Each line from the start of the data below through the one containing "const depthTicks = [0, -10, -20, -30, -40, -50];" must be reproduced exactly.

→ **Material**:
+ + +

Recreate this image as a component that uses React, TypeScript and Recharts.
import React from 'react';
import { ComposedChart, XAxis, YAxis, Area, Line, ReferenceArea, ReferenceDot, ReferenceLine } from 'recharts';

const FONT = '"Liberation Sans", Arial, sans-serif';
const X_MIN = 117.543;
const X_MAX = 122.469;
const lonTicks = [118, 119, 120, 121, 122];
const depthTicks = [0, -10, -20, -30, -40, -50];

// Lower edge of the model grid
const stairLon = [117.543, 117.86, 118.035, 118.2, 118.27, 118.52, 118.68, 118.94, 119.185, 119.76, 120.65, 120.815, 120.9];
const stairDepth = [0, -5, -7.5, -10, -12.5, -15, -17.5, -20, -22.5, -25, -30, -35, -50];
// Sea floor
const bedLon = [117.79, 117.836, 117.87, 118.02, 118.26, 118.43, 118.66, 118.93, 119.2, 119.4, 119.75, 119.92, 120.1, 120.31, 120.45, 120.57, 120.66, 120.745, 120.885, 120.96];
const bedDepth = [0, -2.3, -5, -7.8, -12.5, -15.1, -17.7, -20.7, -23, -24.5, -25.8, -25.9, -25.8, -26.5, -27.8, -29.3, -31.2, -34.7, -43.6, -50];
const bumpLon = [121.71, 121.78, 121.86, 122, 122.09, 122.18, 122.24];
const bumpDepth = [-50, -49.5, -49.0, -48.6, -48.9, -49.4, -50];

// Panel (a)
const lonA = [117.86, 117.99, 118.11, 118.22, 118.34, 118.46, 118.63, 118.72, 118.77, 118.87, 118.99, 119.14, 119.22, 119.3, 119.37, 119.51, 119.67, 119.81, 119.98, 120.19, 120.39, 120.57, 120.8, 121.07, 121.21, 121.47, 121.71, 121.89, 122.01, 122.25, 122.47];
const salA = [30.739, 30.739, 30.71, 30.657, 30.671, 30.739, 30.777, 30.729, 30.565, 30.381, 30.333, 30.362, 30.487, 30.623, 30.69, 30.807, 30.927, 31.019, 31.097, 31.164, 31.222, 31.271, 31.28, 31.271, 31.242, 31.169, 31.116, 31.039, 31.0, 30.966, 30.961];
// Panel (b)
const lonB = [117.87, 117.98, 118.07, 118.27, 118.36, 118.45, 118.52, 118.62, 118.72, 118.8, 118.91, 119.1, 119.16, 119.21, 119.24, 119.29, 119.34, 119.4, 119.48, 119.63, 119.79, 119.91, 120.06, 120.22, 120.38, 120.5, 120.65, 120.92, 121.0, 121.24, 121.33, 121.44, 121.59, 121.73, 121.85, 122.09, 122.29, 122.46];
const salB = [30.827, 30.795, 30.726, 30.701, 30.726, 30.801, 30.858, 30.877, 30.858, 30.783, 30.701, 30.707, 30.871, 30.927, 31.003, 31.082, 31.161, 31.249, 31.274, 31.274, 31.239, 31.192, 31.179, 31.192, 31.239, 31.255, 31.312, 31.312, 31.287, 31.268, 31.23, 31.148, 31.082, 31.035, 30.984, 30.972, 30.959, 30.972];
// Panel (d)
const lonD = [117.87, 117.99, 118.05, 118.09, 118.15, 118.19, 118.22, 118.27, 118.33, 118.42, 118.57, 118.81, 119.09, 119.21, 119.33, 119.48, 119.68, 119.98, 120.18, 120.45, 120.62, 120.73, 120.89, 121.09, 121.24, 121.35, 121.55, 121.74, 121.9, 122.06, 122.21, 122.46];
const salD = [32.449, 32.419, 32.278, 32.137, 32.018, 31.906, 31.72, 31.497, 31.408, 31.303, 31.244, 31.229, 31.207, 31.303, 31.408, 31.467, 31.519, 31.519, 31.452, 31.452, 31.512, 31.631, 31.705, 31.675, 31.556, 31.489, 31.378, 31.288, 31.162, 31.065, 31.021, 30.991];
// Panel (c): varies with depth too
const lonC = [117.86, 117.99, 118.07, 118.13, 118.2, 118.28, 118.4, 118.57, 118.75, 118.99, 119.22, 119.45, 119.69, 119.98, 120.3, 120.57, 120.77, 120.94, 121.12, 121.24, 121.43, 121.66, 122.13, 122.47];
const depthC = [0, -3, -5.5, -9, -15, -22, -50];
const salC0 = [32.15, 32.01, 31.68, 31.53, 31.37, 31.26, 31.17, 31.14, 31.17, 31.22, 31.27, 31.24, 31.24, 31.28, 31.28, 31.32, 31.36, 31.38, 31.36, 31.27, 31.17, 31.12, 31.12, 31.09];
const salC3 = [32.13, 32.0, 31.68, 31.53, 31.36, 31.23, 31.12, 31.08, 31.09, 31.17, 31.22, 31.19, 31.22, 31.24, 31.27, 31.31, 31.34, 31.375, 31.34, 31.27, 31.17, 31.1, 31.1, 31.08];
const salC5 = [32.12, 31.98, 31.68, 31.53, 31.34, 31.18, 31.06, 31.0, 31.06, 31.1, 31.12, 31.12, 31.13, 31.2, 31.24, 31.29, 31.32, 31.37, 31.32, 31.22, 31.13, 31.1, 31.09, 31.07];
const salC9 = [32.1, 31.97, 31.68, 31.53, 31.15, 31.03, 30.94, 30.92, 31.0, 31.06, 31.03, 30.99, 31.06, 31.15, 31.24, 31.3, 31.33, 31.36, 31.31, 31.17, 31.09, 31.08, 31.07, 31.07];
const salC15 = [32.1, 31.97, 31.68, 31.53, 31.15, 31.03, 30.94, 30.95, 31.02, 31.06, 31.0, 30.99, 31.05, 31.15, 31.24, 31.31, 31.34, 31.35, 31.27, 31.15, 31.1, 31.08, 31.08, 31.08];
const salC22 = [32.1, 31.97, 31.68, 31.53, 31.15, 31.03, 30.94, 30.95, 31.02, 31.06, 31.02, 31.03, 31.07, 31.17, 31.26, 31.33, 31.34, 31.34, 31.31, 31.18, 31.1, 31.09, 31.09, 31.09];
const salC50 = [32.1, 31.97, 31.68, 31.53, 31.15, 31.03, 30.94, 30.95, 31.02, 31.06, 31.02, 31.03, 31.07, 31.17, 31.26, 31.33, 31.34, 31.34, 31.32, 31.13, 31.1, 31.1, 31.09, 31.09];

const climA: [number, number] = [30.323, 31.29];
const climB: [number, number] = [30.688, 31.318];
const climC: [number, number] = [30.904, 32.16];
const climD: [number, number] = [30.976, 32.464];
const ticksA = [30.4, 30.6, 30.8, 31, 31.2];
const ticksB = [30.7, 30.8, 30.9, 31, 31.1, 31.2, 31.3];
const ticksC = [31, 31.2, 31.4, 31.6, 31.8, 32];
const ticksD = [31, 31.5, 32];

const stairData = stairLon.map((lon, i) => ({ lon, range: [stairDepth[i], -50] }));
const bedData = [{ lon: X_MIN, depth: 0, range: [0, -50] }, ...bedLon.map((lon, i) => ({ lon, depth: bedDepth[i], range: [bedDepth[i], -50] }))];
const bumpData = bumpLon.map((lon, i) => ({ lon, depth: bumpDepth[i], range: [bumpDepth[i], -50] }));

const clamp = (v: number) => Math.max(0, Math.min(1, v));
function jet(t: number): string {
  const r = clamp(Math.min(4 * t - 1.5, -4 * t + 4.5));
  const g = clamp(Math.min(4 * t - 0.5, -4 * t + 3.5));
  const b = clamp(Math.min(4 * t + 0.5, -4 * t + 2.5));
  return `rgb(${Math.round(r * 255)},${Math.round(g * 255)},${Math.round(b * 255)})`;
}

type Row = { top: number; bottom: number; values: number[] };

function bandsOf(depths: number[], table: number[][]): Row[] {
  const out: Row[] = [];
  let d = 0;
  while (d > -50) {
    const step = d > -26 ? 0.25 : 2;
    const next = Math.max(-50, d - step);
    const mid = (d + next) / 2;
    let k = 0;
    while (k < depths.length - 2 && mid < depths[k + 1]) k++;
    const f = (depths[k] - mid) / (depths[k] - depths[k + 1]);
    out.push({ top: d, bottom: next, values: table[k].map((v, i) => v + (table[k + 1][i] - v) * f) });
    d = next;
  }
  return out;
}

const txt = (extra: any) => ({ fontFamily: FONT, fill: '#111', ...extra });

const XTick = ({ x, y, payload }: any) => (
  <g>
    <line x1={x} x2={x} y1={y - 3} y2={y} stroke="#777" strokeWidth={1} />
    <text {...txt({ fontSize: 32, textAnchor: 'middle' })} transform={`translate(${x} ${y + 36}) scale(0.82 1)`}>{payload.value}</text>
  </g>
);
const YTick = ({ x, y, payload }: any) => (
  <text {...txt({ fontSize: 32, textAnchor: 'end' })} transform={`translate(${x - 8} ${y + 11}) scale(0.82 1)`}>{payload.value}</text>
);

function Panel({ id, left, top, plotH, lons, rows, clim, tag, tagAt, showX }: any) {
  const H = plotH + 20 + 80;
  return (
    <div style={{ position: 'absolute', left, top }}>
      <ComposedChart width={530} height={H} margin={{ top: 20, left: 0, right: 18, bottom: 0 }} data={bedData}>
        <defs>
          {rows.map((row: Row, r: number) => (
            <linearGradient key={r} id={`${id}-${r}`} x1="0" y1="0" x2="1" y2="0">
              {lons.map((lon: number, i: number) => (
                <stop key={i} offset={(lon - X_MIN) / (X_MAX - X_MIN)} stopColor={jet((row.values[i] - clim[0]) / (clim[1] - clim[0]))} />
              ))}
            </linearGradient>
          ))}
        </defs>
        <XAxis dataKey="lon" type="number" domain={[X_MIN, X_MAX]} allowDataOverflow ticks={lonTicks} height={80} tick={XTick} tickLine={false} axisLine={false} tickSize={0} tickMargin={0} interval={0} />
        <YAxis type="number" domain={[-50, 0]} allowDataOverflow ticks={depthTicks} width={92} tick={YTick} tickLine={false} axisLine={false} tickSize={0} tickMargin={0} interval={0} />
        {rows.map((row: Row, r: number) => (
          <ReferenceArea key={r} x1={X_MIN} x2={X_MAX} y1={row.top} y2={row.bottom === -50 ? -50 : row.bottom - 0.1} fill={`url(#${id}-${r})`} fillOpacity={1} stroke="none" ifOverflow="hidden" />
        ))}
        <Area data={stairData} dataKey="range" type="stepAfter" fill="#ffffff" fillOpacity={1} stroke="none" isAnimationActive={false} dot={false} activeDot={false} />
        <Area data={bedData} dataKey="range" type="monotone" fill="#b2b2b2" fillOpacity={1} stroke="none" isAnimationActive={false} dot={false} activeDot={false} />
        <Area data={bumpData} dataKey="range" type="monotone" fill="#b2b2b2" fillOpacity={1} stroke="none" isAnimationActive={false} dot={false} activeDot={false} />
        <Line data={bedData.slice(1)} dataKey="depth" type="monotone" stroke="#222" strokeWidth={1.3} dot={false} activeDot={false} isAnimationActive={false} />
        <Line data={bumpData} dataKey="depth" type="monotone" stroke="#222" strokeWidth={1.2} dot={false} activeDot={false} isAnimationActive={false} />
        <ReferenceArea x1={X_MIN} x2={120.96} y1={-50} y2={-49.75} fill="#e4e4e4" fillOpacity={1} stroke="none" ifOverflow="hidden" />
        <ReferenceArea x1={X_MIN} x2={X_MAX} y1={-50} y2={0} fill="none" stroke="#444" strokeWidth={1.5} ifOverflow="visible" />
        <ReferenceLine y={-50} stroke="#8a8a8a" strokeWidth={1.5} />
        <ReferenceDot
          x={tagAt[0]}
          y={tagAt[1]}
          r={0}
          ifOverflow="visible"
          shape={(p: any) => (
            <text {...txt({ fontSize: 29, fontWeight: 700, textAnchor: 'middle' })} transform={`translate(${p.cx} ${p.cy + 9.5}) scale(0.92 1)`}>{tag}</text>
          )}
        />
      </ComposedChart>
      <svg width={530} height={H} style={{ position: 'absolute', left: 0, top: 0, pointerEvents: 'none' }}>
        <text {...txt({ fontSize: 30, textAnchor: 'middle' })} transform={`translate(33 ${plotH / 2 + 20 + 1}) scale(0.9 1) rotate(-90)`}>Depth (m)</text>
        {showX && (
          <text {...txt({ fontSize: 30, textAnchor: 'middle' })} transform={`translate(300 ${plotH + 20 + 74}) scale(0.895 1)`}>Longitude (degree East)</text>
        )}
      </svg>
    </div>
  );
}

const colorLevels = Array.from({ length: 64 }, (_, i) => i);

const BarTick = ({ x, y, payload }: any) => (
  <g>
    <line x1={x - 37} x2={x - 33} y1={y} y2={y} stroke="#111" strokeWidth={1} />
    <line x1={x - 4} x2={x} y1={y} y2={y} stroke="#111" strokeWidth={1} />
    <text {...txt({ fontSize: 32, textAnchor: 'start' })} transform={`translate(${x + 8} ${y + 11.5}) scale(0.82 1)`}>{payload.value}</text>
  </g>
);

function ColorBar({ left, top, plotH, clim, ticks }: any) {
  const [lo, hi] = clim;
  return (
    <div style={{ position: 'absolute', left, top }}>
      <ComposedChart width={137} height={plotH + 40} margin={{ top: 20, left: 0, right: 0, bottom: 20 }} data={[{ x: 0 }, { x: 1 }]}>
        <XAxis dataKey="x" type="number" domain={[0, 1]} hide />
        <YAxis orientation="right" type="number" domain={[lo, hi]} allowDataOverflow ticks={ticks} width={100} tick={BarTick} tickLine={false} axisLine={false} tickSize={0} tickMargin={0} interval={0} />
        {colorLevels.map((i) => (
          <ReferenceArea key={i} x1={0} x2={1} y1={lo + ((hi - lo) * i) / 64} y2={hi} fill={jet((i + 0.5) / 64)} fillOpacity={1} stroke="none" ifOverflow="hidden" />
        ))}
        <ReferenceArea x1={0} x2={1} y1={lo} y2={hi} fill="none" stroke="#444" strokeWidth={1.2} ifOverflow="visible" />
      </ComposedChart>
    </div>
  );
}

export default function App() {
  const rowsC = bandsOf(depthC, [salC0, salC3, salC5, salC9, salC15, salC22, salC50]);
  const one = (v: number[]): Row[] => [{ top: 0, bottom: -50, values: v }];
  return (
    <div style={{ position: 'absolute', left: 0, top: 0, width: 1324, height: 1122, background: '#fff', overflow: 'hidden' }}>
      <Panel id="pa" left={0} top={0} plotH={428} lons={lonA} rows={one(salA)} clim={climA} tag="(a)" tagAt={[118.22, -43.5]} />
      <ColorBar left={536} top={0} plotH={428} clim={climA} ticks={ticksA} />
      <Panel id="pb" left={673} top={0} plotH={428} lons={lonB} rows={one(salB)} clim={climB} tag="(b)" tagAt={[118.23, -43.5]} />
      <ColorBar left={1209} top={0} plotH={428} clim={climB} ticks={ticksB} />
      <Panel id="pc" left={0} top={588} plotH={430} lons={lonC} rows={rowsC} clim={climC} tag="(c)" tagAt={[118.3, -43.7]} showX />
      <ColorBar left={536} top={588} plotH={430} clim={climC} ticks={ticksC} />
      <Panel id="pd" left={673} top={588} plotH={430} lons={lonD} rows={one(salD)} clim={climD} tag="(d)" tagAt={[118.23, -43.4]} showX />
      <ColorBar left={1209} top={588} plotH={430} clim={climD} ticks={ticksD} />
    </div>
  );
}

+ + +

→ **Answer for the task**:
Recreate this image as a component that uses React, TypeScript and Recharts.
import React from 'react';
import { ComposedChart, XAxis, YAxis, Area, Line, ReferenceArea, ReferenceDot, ReferenceLine } from 'recharts';

const FONT = '"Liberation Sans", Arial, sans-serif';
const X_MIN = 117.543;
const X_MAX = 122.469;
const lonTicks = [118, 119, 120, 121, 122];
const depthTicks = [0, -10, -20, -30, -40, -50];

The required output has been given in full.